Rinse the cradle, cables, and bunks with fresh water after every ride, park the ski fully raised so nothing sits in the water, and do a quick monthly look for barnacles, frayed cable, and corrosion. Lube the moving parts every few months and have it professionally inspected quarterly. In Southwest Florida's warm salt and brackish water, that simple rhythm is what keeps a PWC lift from seizing.

How often should I rinse my jet ski lift?

After every ride if you can, and at minimum once a week. Our warm brackish canals grow scum and start corrosion in days, so a two-minute fresh-water hose-down of the cradle, cables, and bunks is the single most valuable thing you can do.

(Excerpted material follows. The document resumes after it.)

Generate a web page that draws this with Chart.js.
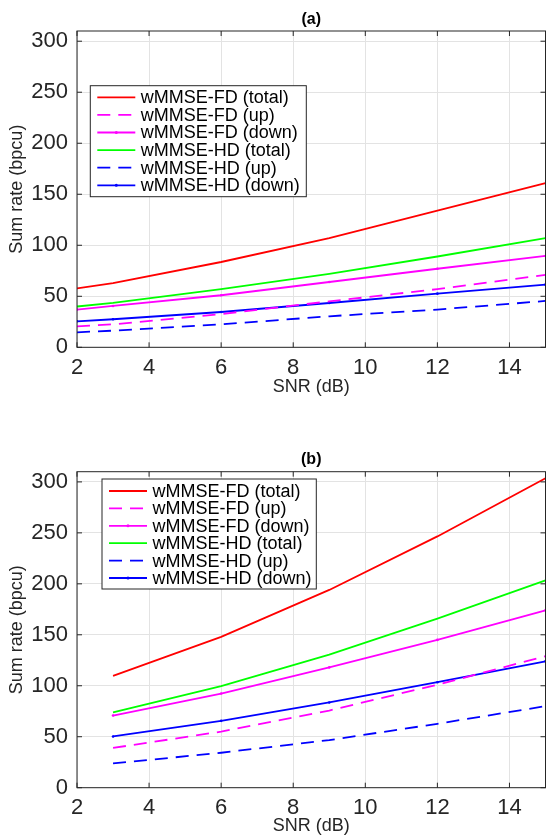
<!DOCTYPE html>
<html>
<head>
<meta charset="utf-8">
<script src="https://cdn.jsdelivr.net/npm/chart.js@4.4.1/dist/chart.umd.min.js"></script>
<style>
  html, body { margin: 0; padding: 0; background: #fff; }
  .panel { position: absolute; left: 0; width: 547px; }
</style>
</head>
<body>
<div class="panel" style="top:0;height:420px"><canvas id="chart-a" width="547" height="420"></canvas></div>
<div class="panel" style="top:420px;height:417px"><canvas id="chart-b" width="547" height="417"></canvas></div>
<script>
// ---- data ----
const seriesNames = [
  "wMMSE-FD (total)",
  "wMMSE-FD (up)",
  "wMMSE-FD (down)",
  "wMMSE-HD (total)",
  "wMMSE-HD (up)",
  "wMMSE-HD (down)",
];
const panelTitles = ["(a)", "(b)"];
const xAxisLabel = "SNR (dB)";
const yAxisLabel = "Sum rate (bpcu)";
const xTicks = [2, 4, 6, 8, 10, 12, 14];
const yTicks = [0, 50, 100, 150, 200, 250, 300];

// panel (a)
const snrA = [2, 3, 6, 9, 12, 15];
const fdTotalA = [57.8, 63, 83.6, 107, 134, 161];
const fdUpA = [20.5, 22.5, 32.6, 45, 57, 71];
const fdDownA = [37, 40.5, 51, 64, 77, 89.5];
const hdTotalA = [40, 43.5, 57, 72, 89, 107];
const hdUpA = [14.7, 16.3, 22.5, 30.4, 37, 45.4];
const hdDownA = [25.5, 27.5, 34.6, 43.4, 52.6, 61.4];

// panel (b)
const snrB = [3, 6, 9, 12, 15];
const fdTotalB = [109.7, 148, 194, 246.5, 303.6];
const fdUpB = [39, 55, 75.7, 101, 129];
const fdDownB = [70.8, 92.4, 118, 145, 174];
const hdTotalB = [74, 99.6, 130.6, 165.8, 203.4];
const hdUpB = [23.8, 34.3, 46.7, 62.7, 80];
const hdDownB = [50.3, 65.6, 83.6, 103.5, 124];

// ---- styles ----
const seriesColors = ["#ff0000", "#ff00ff", "#ff00ff", "#00ff00", "#0000ff", "#0000ff"];
const seriesDashed = [false, true, false, false, true, false];
const seriesDots = [false, false, true, false, false, true];
const FONT = "'Liberation Sans', Arial, Helvetica, sans-serif";
const AXIS_COLOR = "#262626";

// MATLAB-like box, inward ticks, panel title and inset legend
const matlabAxes = {
  id: "matlabAxes",
  afterDatasetsDraw(chart, args, opts) {
    const { ctx, chartArea: a, scales } = chart;
    ctx.save();
    ctx.strokeStyle = AXIS_COLOR;
    ctx.lineWidth = 1;
    ctx.setLineDash([]);
    ctx.strokeRect(a.left, a.top, a.right - a.left, a.bottom - a.top);

    ctx.beginPath();
    scales.x.ticks.forEach((t) => {
      const px = scales.x.getPixelForValue(t.value);
      ctx.moveTo(px, a.bottom);
      ctx.lineTo(px, a.bottom - 5);
      ctx.moveTo(px, a.top);
      ctx.lineTo(px, a.top + 5);
    });
    scales.y.ticks.forEach((t) => {
      const py = scales.y.getPixelForValue(t.value);
      ctx.moveTo(a.left, py);
      ctx.lineTo(a.left + 5, py);
      ctx.moveTo(a.right, py);
      ctx.lineTo(a.right - 5, py);
    });
    ctx.stroke();

    // title
    ctx.fillStyle = "#000";
    ctx.font = "bold 16px " + FONT;
    ctx.textAlign = "center";
    ctx.textBaseline = "middle";
    ctx.fillText(opts.title, (a.left + a.right) / 2, a.top - opts.titleOffset);

    // legend
    const lg = opts.legend;
    const bx = a.left + lg.x;
    const by = a.top + lg.y;
    ctx.fillStyle = "#fff";
    ctx.fillRect(bx, by, lg.w, lg.h);
    ctx.strokeStyle = AXIS_COLOR;
    ctx.lineWidth = 1;
    ctx.strokeRect(bx, by, lg.w, lg.h);

    ctx.font = "18px " + FONT;
    ctx.textAlign = "left";
    chart.data.datasets.forEach((ds, i) => {
      const ry = by + lg.first + i * lg.gap;
      ctx.strokeStyle = ds.borderColor;
      ctx.lineWidth = ds.borderWidth;
      ctx.setLineDash(ds.borderDash);
      ctx.beginPath();
      ctx.moveTo(bx + 7, ry);
      ctx.lineTo(bx + 45, ry);
      ctx.stroke();
      ctx.setLineDash([]);
      if (ds.pointRadius > 0) {
        ctx.fillStyle = ds.borderColor;
        ctx.beginPath();
        ctx.arc(bx + 26, ry, 1.5, 0, Math.PI * 2);
        ctx.fill();
      }
      ctx.fillStyle = "#000";
      ctx.fillText(ds.label, bx + 50.5, ry + 1);
    });
    ctx.restore();
  },
};

function buildChart(canvasId, title, snr, values, layout) {
  const datasets = seriesNames.map((name, i) => ({
    label: name,
    data: snr.map((x, k) => ({ x: x, y: values[i][k] })),
    borderColor: seriesColors[i],
    backgroundColor: seriesColors[i],
    borderWidth: 1.8,
    borderDash: seriesDashed[i] ? [13, 8] : [],
    pointRadius: seriesDots[i] ? 1.3 : 0,
    pointBorderWidth: 0,
    pointHoverRadius: 0,
    tension: 0,
    fill: false,
  }));

  return new Chart(document.getElementById(canvasId), {
    type: "line",
    data: { datasets },
    plugins: [matlabAxes],
    options: {
      responsive: false,
      animation: false,
      devicePixelRatio: 1,
      events: [],
      layout: {
        padding: { left: 0, right: 1.5, top: layout.top, bottom: 0 },
      },
      plugins: {
        legend: { display: false },
        tooltip: { enabled: false },
        title: { display: false },
        matlabAxes: {
          title: title,
          titleOffset: layout.titleOffset,
          legend: layout.legend,
        },
      },
      scales: {
        x: {
          type: "linear",
          min: 2,
          max: 15,
          afterBuildTicks: (scale) => {
            scale.ticks = xTicks.map((v) => ({ value: v }));
          },
          afterFit: (scale) => {
            scale.height = layout.xAxisHeight;
          },
          grid: { color: "#e3e3e3", drawTicks: false },
          border: { display: false },
          ticks: {
            color: AXIS_COLOR,
            font: { family: FONT, size: 22 },
            padding: 7,
            maxRotation: 0,
          },
          title: {
            display: true,
            text: xAxisLabel,
            color: AXIS_COLOR,
            font: { family: FONT, size: 18 },
            padding: { top: 0, bottom: layout.xTitlePad },
          },
        },
        y: {
          min: 0,
          max: 310,
          afterBuildTicks: (scale) => {
            scale.ticks = yTicks.map((v) => ({ value: v }));
          },
          afterFit: (scale) => {
            scale.width = 77;
          },
          grid: { color: "#e3e3e3", drawTicks: false },
          border: { display: false },
          ticks: {
            color: AXIS_COLOR,
            font: { family: FONT, size: 22 },
            padding: 9,
          },
          title: {
            display: true,
            text: yAxisLabel,
            color: AXIS_COLOR,
            font: { family: FONT, size: 18 },
            padding: { top: 6.6, bottom: 0 },
          },
        },
      },
    },
  });
}

buildChart("chart-a", panelTitles[0], snrA,
  [fdTotalA, fdUpA, fdDownA, hdTotalA, hdUpA, hdDownA],
  {
    top: 31,
    titleOffset: 11.5,
    xAxisHeight: 72.7,
    xTitlePad: 22.2,
    legend: { x: 13.3, y: 54.7, w: 216, h: 111, first: 11.6, gap: 17.6 },
  });

buildChart("chart-b", panelTitles[1], snrB,
  [fdTotalB, fdUpB, fdDownB, hdTotalB, hdUpB, hdDownB],
  {
    top: 51.7,
    titleOffset: 12.4,
    xAxisHeight: 49.3,
    xTitlePad: 0,
    legend: { x: 25, y: 7.3, w: 214.3, h: 110, first: 12, gap: 17.4 },
  });
</script>
</body>
</html>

Do barnacles grow on a jet ski lift?

Yes — fast. Anything left below the waterline in Southwest Florida's salt and brackish water will collect barnacles and slime, including the bunks, lower frame, and especially the stainless cables. Parking the ski fully raised so the hull and bunks dry out is what stops growth before it starts.

How often does a jet ski lift need professional service?

Plan on a professional inspection roughly every quarter in Southwest Florida. PWC lifts cycle constantly and live in the harshest part of the water column, so a four-times-a-year check of the cable, cradle, anode, and motor catches small problems before they strand your ski.